*Directions*. Give, as a bare number, the count of lines that contain the word "chart".

*Dataset content*.

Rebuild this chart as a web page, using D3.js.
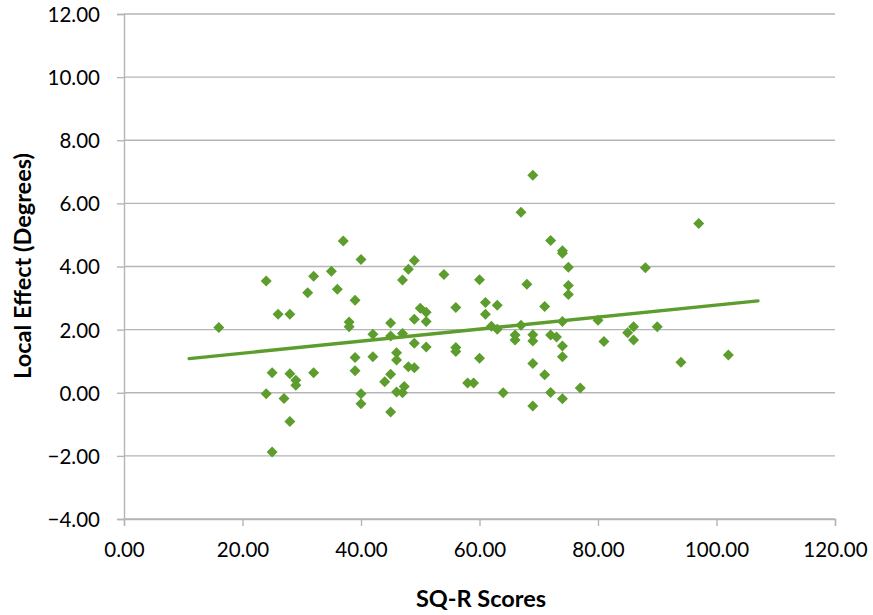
<!DOCTYPE html>
<html>
<head>
<meta charset="utf-8">
<script src="https://cdn.jsdelivr.net/npm/d3@7"></script>
<style>
  html, body { margin: 0; padding: 0; background: #fff; }
  svg { display: block; }
  text { font-family: Lato, "Open Sans", sans-serif; fill: #000; }
</style>
</head>
<body>
<svg id="chart" width="873" height="615"></svg>
<script>
// SQ-R score of each participant
const sqrScores = [
  16, 24, 24, 25, 25, 26, 27, 28, 28, 28, 29, 29, 32, 31, 32, 35, 36, 37, 38, 38,
  39, 39, 39, 40, 40, 40, 42, 42, 44, 45, 45, 45, 45, 46, 46, 46, 47, 47, 47.3, 47,
  48, 48, 49, 49, 49, 49, 50, 51, 51, 51, 54, 56, 56, 56, 58, 59, 60, 60, 61, 61,
  62, 63, 63, 64, 66, 66, 67, 67, 68, 69, 69, 69, 69, 69, 71, 71, 72, 72, 72, 73,
  74, 74, 74, 74, 74, 74, 75, 75, 75, 77, 80, 81, 85, 86, 86, 88, 90, 94, 97, 102
];
// Local effect (degrees) for the same participants
const localEffect = [
  2.07, 3.54, -0.03, 0.63, -1.88, 2.49, -0.18, 2.49, 0.60, -0.91, 0.40, 0.24, 3.69, 3.17, 0.63, 3.85, 3.28, 4.81, 2.24, 2.09,
  2.93, 1.12, 0.70, 4.22, -0.03, -0.35, 1.85, 1.14, 0.35, 0.59, 2.21, 1.80, -0.61, 1.27, 1.04, 0.02, 3.57, 1.88, 0.20, 0.00,
  3.91, 0.82, 4.19, 2.33, 1.57, 0.79, 2.68, 2.55, 2.26, 1.45, 3.75, 2.70, 1.43, 1.31, 0.31, 0.31, 3.58, 1.09, 2.86, 2.49,
  2.11, 2.77, 2.01, 0.00, 1.83, 1.67, 5.72, 2.14, 3.44, 6.89, 1.84, 1.64, 0.93, -0.42, 2.73, 0.57, 4.82, 1.83, 0.01, 1.77,
  4.50, 4.42, 2.26, 1.48, 1.14, -0.19, 3.98, 3.40, 3.11, 0.15, 2.30, 1.62, 1.90, 2.09, 1.67, 3.96, 2.09, 0.97, 5.36, 1.20
];
// Linear trend line end points
const trendX = [11, 107];
const trendY = [1.08, 2.91];
// Axis ticks
const xTicks = [0, 20, 40, 60, 80, 100, 120];
const yTicks = [-4, -2, 0, 2, 4, 6, 8, 10, 12];

const svg = d3.select("#chart");
const plot = { left: 124, right: 835, top: 14, bottom: 519 };
const green = "#5c9d2e";
const gridColor = "#b5b5b5";

const x = d3.scaleLinear().domain([0, 120]).range([plot.left, plot.right]);
const y = d3.scaleLinear().domain([-4, 12]).range([plot.bottom, plot.top]);

// Horizontal gridlines
svg.append("g")
  .selectAll("line")
  .data(yTicks)
  .join("line")
  .attr("x1", plot.left).attr("x2", plot.right)
  .attr("y1", d => y(d)).attr("y2", d => y(d))
  .attr("stroke", gridColor).attr("stroke-width", 1.4);

// Y axis
const yAxis = svg.append("g")
  .attr("transform", `translate(${plot.left},0)`)
  .call(d3.axisLeft(y).tickValues(yTicks).tickFormat(d3.format(".2f")).tickSize(7).tickPadding(17));
yAxis.select(".domain").attr("stroke", gridColor).attr("stroke-width", 1.4);
yAxis.selectAll(".tick line").attr("stroke", gridColor).attr("stroke-width", 1.4);
yAxis.selectAll(".tick text")
  .style("font-family", "Lato, 'Open Sans', sans-serif")
  .style("font-size", "20.5px").attr("fill", "#000").attr("dy", "0.36em");

// X axis
const xAxis = svg.append("g")
  .attr("transform", `translate(0,${plot.bottom})`)
  .call(d3.axisBottom(x).tickValues(xTicks).tickFormat(d3.format(".2f")).tickSize(7).tickPadding(16));
xAxis.select(".domain").attr("stroke", gridColor).attr("stroke-width", 1.4);
xAxis.selectAll(".tick line").attr("stroke", gridColor).attr("stroke-width", 1.4);
xAxis.selectAll(".tick text")
  .style("font-family", "Lato, 'Open Sans', sans-serif")
  .style("font-size", "20.5px").attr("fill", "#000");

// Data points as diamonds
const r = 5.5;
const diamond = `M0,${-r}L${r},0L0,${r}L${-r},0Z`;
svg.append("g")
  .selectAll("path")
  .data(sqrScores.map((s, i) => [s, localEffect[i]]))
  .join("path")
  .attr("d", diamond)
  .attr("transform", d => `translate(${x(d[0])},${y(d[1])})`)
  .attr("fill", green);

// Trend line
svg.append("path")
  .datum(trendX.map((v, i) => [v, trendY[i]]))
  .attr("d", d3.line().x(d => x(d[0])).y(d => y(d[1])))
  .attr("fill", "none")
  .attr("stroke", green)
  .attr("stroke-width", 3.4)
  .attr("stroke-linecap", "round");

// Axis titles
svg.append("text")
  .attr("x", 481).attr("y", 607)
  .attr("text-anchor", "middle")
  .style("font-size", "23.5px").style("font-weight", "bold")
  .text("SQ-R Scores");

svg.append("text")
  .attr("transform", "translate(31,266) rotate(-90)")
  .attr("text-anchor", "middle")
  .style("font-size", "23.5px").style("font-weight", "bold")
  .text("Local Effect (Degrees)");
</script>
</body>
</html>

*Task output*. 3